The curious case of a Washington high school football coach engaging in a postgame prayer sets a precarious precedent, as well.

In our view, it comes razor thin to establishing a religious practice by a government employee on government property and government time, and specifically, as an educator acting in loco parentis — he’s in a position of authority and a role model.

Part of the reason we have these lines is that children are considered vulnerable to the guidance of these figures. The school district involved said student athletes felt pressure to conform and participate.

And is that any surprise? High school coaches demand obedience 99% of the time.

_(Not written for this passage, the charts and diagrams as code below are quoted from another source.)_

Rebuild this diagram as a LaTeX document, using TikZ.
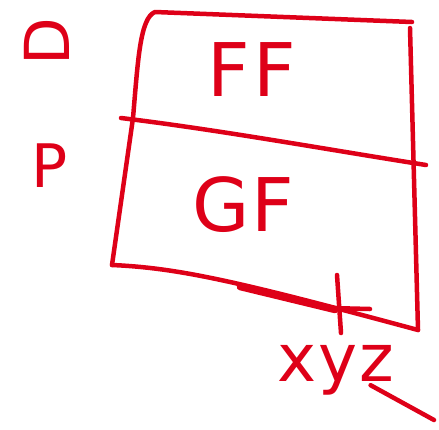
\documentclass[tikz,border=0pt]{standalone}
\usepackage{fontspec}
\setmainfont{DejaVu Sans}
\begin{document}
\definecolor{pen}{RGB}{222,0,24}
\begin{tikzpicture}[x=1pt,y=-1pt,
  stroke/.style={draw=pen,line width=4.5pt,line cap=round,line join=round},
  ink/.style={text=pen,inner sep=0pt,font=\fontsize{#1}{#1}\selectfont},
  ink/.default=62]
\useasboundingbox (0,0) rectangle (439,429);
% box corners
\coordinate (tl) at (155,12);
\coordinate (tr) at (412,22);
\coordinate (br) at (418,330);
\coordinate (bl) at (112,265);
\coordinate (ml) at (121,118);
\coordinate (mr) at (426,165);
% outline
\draw[stroke] (tr) -- (tl) .. controls (140,18) and (138,60) .. (133,118) -- (bl);
\draw[stroke] (410,28) -- (br);
\draw[stroke] (bl) .. controls (180,268) and (240,282) .. (br);
\draw[stroke,line width=6.5pt] (240,287) -- (335,310);
% dividing line
\draw[stroke] (ml) .. controls (220,130) and (330,150) .. (mr);
% tick on the bottom edge
\coordinate (tk1) at (337,275);
\coordinate (tk2) at (341,333);
\coordinate (tk3) at (330,308);
\coordinate (tk4) at (370,309);
\draw[stroke] (tk1) -- (tk2);
\draw[stroke] (tk3) -- (tk4);
% labels
\node[ink,rotate=90] (d) at (47,42) {D};
\node[ink=60] (p) at (50,166) {P};
\node[ink=74] (ff) at (252,70) {F\kern4pt F};
\node[ink=74] (gf) at (243,205) {G\kern2pt F};
\node[ink=66] (xyz) at (336,370) {x\kern2pt y\kern2pt z};
\coordinate (zt) at ([xshift=-24pt,yshift=-4pt]xyz.base east);
\draw[stroke] (zt) -- (434,420);
\end{tikzpicture}
\end{document}
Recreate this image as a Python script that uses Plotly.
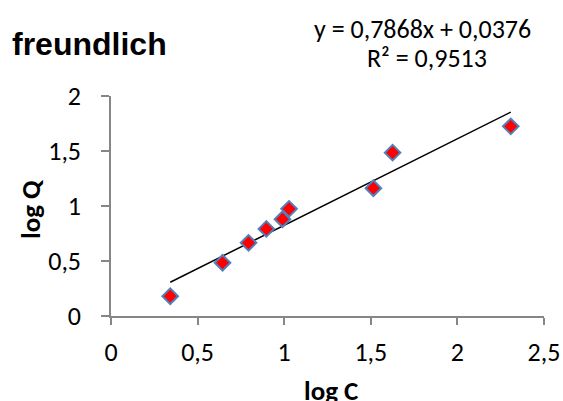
import plotly.graph_objects as go

# data
log_c = [0.342, 0.644, 0.794, 0.897, 0.990, 1.028, 1.515, 1.626, 2.308]
log_q = [0.180, 0.484, 0.665, 0.792, 0.880, 0.974, 1.162, 1.485, 1.724]
slope = 0.7868
intercept = 0.0376
r2 = 0.9513
x_ticks = [0, 0.5, 1, 1.5, 2, 2.5]
x_tick_labels = ["0", "0,5", "1", "1,5", "2", "2,5"]
y_ticks = [0, 0.5, 1, 1.5, 2]
y_tick_labels = ["0", "0,5", "1", "1,5", "2"]

x_line = [min(log_c), max(log_c)]
y_line = [slope * v + intercept for v in x_line]

FONT = "Carlito, Liberation Sans, Arial, sans-serif"
W, H = 563, 401
L, R, T, B = 111, 19, 96, 85
pw, ph = W - L - R, H - T - B


def px(xp):
    return (xp - L) / pw


def py(yp):
    return (H - B - yp) / ph


fig = go.Figure()
fig.add_trace(go.Scatter(x=x_line, y=y_line, mode="lines",
                         line=dict(color="black", width=1.5), hoverinfo="skip"))
fig.add_trace(go.Scatter(x=log_c, y=log_q, mode="markers",
                         marker=dict(symbol="diamond", size=12, color="#ff0000",
                                     line=dict(color="#4f81bd", width=2))))

axis_common = dict(showgrid=False, zeroline=False, showline=True, linecolor="#868686",
                   linewidth=1.5, ticks="outside", tickcolor="#868686", tickwidth=1.5,
                   automargin=False, tickfont=dict(size=26))

eq_text = "y = " + str(slope).replace(".", ",") + "x + " + str(intercept).replace(".", ",")
r2_text = "R² = " + str(r2).replace(".", ",")

fig.update_layout(
    width=W, height=H,
    margin=dict(l=L, r=R, t=T, b=B),
    paper_bgcolor="white", plot_bgcolor="white",
    showlegend=False,
    font=dict(family=FONT, size=26, color="black"),
    xaxis=dict(range=[0, 2.5], tickvals=x_ticks, ticktext=x_tick_labels,
               ticklen=7, ticklabelstandoff=5, **axis_common),
    yaxis=dict(range=[0, 2], tickvals=y_ticks, ticktext=y_tick_labels,
               ticklen=8, ticklabelstandoff=15, **axis_common),
    annotations=[
        dict(text="<b>freundlich</b>", x=px(10), y=py(44), xref="paper", yref="paper",
             showarrow=False, xanchor="left", yanchor="middle",
             font=dict(family="Liberation Sans, Arial", size=32)),
        dict(text=eq_text, x=px(422), y=py(29), height=28,
             xref="paper", yref="paper", showarrow=False,
             xanchor="center", yanchor="middle", font=dict(size=26)),
        dict(text=r2_text, x=px(427), y=py(58), height=28,
             xref="paper", yref="paper", showarrow=False,
             xanchor="center", yanchor="middle", font=dict(size=26)),
        dict(text="<b>log C</b>", x=px(331), y=py(390),
             xref="paper", yref="paper", showarrow=False,
             xanchor="center", yanchor="middle", font=dict(size=27)),
        dict(text="<b>log Q</b>", x=px(30), y=py(209), textangle=-90,
             xref="paper", yref="paper", showarrow=False,
             xanchor="center", yanchor="middle", font=dict(size=27)),
    ],
)

fig.write_html("out.html", config={"displayModeBar": False},
               post_script="document.body.style.margin='0';")
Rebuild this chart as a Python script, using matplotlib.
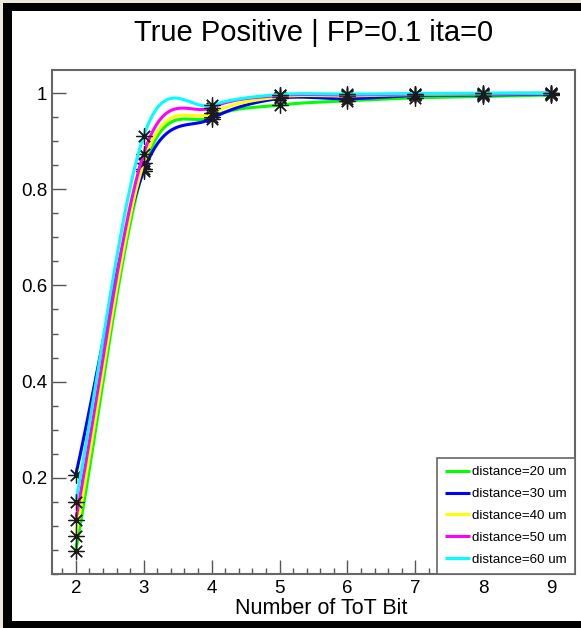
import numpy as np
import matplotlib
matplotlib.use('Agg')
import matplotlib.pyplot as plt
from matplotlib.patches import Rectangle
from matplotlib.ticker import MultipleLocator

plt.rcParams['font.family'] = ['Liberation Sans', 'DejaVu Sans']

# --- data ---
tot_bits = [2, 3, 4, 5, 6, 7, 8, 9]
tp_20um = [0.048, 0.843, 0.950, 0.975, 0.984, 0.990, 0.993, 0.996]
tp_30um = [0.206, 0.838, 0.947, 0.989, 0.988, 0.995, 0.996, 0.998]
tp_40um = [0.079, 0.855, 0.958, 0.992, 0.994, 0.997, 0.998, 0.999]
tp_50um = [0.1125, 0.874, 0.970, 0.995, 0.996, 0.998, 0.999, 1.0]
tp_60um = [0.149, 0.911, 0.975, 0.997, 0.998, 0.999, 1.0, 1.0]

labels = ['distance=20 um', 'distance=30 um', 'distance=40 um',
          'distance=50 um', 'distance=60 um']
colors = ['#00ff00', '#0000ff', '#ffff00', '#ff00ff', '#00ffff']
y_tick_labels = ['0.2', '0.4', '0.6', '0.8', '1']

xlim = (1.65, 9.35)
ylim = (0.0, 1.048)


def smooth(x, y, n=60):
    # Catmull-Rom curve through the points (close to ROOT's "C" drawing)
    P = np.column_stack([x, y]).astype(float)
    m = np.zeros_like(P)
    m[1:-1] = 0.5 * (P[2:] - P[:-2])
    m[0] = P[1] - P[0]
    m[-1] = P[-1] - P[-2]
    s = np.linspace(0, 1, n)[:, None]
    h00 = 2 * s**3 - 3 * s**2 + 1
    h10 = s**3 - 2 * s**2 + s
    h01 = -2 * s**3 + 3 * s**2
    h11 = s**3 - s**2
    segs = [h00 * P[i] + h10 * m[i] + h01 * P[i + 1] + h11 * m[i + 1]
            for i in range(len(P) - 1)]
    c = np.vstack(segs)
    return c[:, 0], c[:, 1]


fig = plt.figure(figsize=(5.81, 6.28), dpi=100)
ax = fig.add_axes([52 / 581, 1 - 574 / 628, 523 / 581, 504 / 628])

series = [tp_20um, tp_30um, tp_40um, tp_50um, tp_60um]
handles = []
z = 2
for vals, col, lab in zip(series, colors, labels):
    sx, sy = smooth(tot_bits, vals)
    ln, = ax.plot(sx, sy, color=col, lw=2.2, label=lab, zorder=z,
                  solid_capstyle='butt')
    ax.plot(tot_bits, vals, linestyle='none', marker=(8, 2, 0), ms=11.5,
            mew=0.9, color='#1a1a1a', zorder=z + 1)
    handles.append(ln)
    z += 2

ax.set_xlim(*xlim)
ax.set_ylim(*ylim)
ax.set_xticks(tot_bits)
ax.set_xticklabels([str(b) for b in tot_bits])
ax.set_yticks([0.2, 0.4, 0.6, 0.8, 1.0])
ax.set_yticklabels(y_tick_labels)
ax.xaxis.set_minor_locator(MultipleLocator(0.2))
ax.yaxis.set_minor_locator(MultipleLocator(0.05))
ax.tick_params(which='both', direction='in', top=False, right=False,
               color='#555555', width=1, labelsize=13.5)
ax.tick_params(which='major', length=10)
ax.tick_params(which='minor', length=4.5)
ax.tick_params(axis='x', pad=4)
ax.tick_params(axis='y', pad=3.5)
for s in ax.spines.values():
    s.set_color('#666666')
    s.set_linewidth(1.5)

leg = ax.legend(handles=handles, loc='lower right', bbox_to_anchor=(1, 0),
                borderaxespad=0, fancybox=False, framealpha=1,
                edgecolor='#666666', fontsize=9.6, handlelength=1.9,
                handletextpad=0.15, labelspacing=0.72, borderpad=0.6)
leg.get_frame().set_linewidth(1.2)

fig.text(313.5 / 581, 1 - 33 / 628, 'True Positive | FP=0.1 ita=0',
         ha='center', va='center', fontsize=21)
fig.text(321.5 / 581, 1 - 609 / 628, 'Number of ToT Bit',
         ha='center', va='center', fontsize=15.5)

# window border of the screenshot
W, H = 581, 628
beige = '#ece9d8'
for (x0, y0, w, h, c) in [(0, 0, 3, H, beige), (0, H - 3, W, 3, beige),
                          (3, 0, 8.5, H - 3, 'black'), (3, H - 11, W - 3, 8, 'black'),
                          (3, 0, W - 3, 7, 'black')]:
    fig.patches.append(Rectangle((x0 / W, y0 / H), w / W, h / H,
                                 transform=fig.transFigure, color=c, lw=0))

fig.savefig('out.png', dpi=100)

There’s a spot on the team for freelancers who aren’t supremely talented. It’s called the bench.

Plenty of Christians have applauded this performative religious act. Would they feel the same about a Jew, Muslim or Buddhist coach loudly leading “private” prayers on the 50-yard-line, or in the cafeteria while on break? What about a Pastafarian who ironically “worships” the Flying Spaghetti Monster? What about a Satanist?

These individuals are protected in the same way as Christians, and the court’s majority opened up a veritable Pandora’s Box.

These Supreme Court decisions — and others in the past week or so, including on firearms, factory emissions and more — show the importance of elections. Elections have consequences.

Former President Donald Trump, who looks more repugnant with each additional Jan. 6 hearing, installed three conservative Supreme Court judges and that’s tilted the power of group. Unfortunately — right or wrong — the Supreme Court is now viewed by many residents not as an impartial body but as a political entity making activist rulings that obliterate precedent.

Judge Clarence Thomas hinted that same-sex sexual relationships, gay marriage and contraception might be the next targets.

Concepts Americans believed their entire lives as concrete and absolute no longer exist. What’s next?